## Objective
Your task is to print exactly the lines from the line that contains "Write a Python script that recreates this chart with matplotlib." through the line that contains "yticks = [0, 20, 40, 60, 80]", with pictures left out.

## Given data
_____
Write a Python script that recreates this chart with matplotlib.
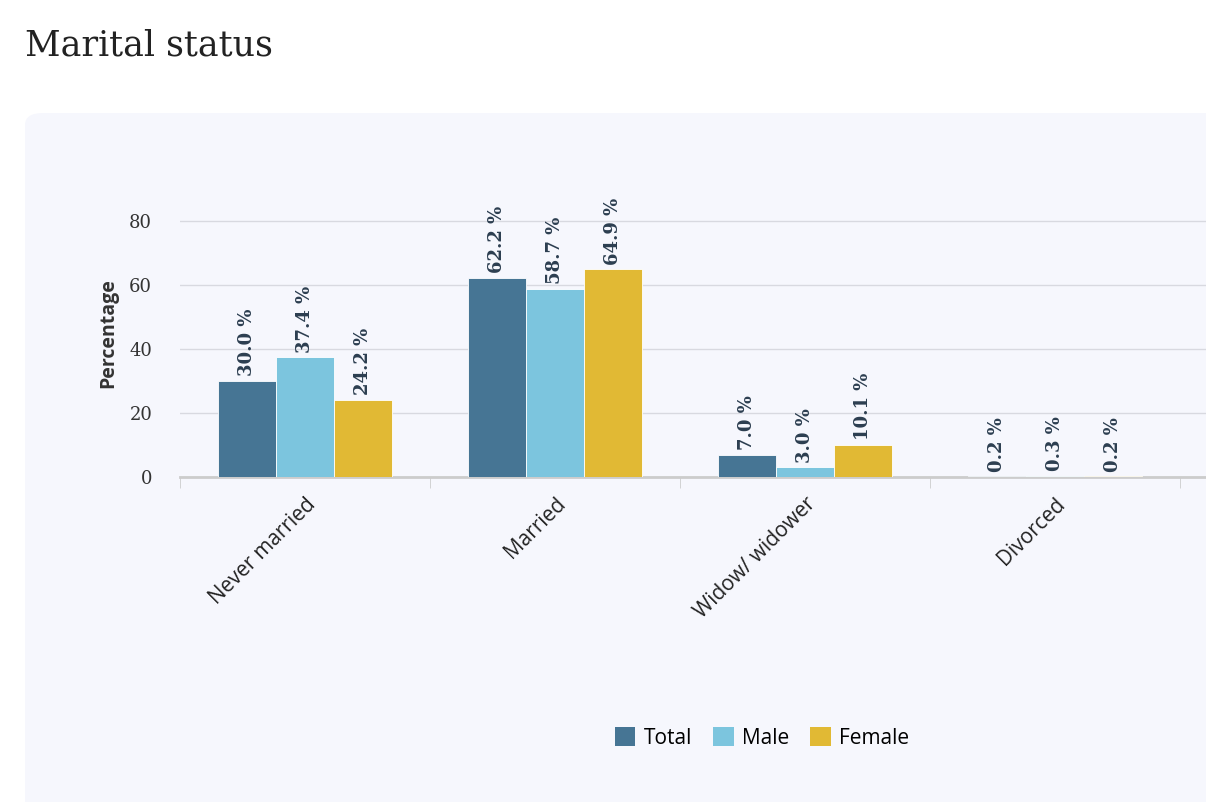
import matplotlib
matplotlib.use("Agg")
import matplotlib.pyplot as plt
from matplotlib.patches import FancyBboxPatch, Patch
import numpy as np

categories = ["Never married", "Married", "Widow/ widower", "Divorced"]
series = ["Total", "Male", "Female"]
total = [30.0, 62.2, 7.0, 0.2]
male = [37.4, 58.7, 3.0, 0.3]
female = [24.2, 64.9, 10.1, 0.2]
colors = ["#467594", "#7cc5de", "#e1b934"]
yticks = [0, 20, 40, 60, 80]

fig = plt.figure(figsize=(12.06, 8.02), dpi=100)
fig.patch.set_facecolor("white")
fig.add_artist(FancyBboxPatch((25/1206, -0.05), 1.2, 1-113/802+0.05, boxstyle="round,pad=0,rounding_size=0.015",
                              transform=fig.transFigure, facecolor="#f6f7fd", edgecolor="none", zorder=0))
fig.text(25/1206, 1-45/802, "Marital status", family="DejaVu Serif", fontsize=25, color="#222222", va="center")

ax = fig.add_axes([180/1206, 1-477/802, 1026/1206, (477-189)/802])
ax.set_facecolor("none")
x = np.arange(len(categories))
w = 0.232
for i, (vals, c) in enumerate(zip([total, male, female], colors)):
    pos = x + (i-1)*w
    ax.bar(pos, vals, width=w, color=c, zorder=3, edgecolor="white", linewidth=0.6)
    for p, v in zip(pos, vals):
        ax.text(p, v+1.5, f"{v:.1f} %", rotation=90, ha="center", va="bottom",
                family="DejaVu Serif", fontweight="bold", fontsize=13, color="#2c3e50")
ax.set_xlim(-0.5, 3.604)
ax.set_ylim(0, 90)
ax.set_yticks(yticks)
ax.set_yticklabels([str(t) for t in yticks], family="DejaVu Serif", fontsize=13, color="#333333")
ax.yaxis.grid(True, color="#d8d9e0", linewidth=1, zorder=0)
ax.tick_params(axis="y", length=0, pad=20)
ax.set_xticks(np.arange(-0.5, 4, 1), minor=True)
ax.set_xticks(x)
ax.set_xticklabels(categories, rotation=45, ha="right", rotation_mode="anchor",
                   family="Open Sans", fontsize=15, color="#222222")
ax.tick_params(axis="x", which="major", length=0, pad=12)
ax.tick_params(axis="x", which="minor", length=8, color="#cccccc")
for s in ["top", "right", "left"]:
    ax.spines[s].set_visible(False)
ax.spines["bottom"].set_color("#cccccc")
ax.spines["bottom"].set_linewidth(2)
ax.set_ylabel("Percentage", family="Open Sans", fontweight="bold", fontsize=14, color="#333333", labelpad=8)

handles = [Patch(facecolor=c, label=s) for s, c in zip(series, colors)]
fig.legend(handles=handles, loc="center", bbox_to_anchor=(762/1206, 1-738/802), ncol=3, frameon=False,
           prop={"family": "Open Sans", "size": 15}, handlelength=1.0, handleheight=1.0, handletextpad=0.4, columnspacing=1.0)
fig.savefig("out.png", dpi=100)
_____
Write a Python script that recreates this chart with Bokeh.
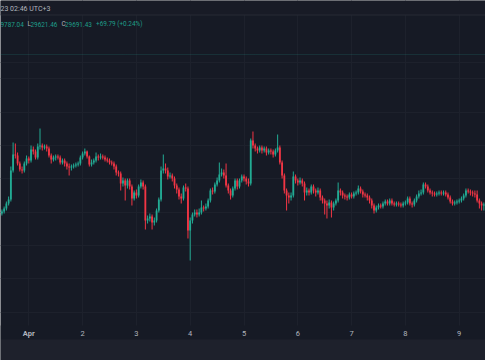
_____
## Solution to this task
Write a Python script that recreates this chart with matplotlib.
import matplotlib
matplotlib.use("Agg")
import matplotlib.pyplot as plt
from matplotlib.patches import FancyBboxPatch, Patch
import numpy as np

categories = ["Never married", "Married", "Widow/ widower", "Divorced"]
series = ["Total", "Male", "Female"]
total = [30.0, 62.2, 7.0, 0.2]
male = [37.4, 58.7, 3.0, 0.3]
female = [24.2, 64.9, 10.1, 0.2]
colors = ["#467594", "#7cc5de", "#e1b934"]
yticks = [0, 20, 40, 60, 80]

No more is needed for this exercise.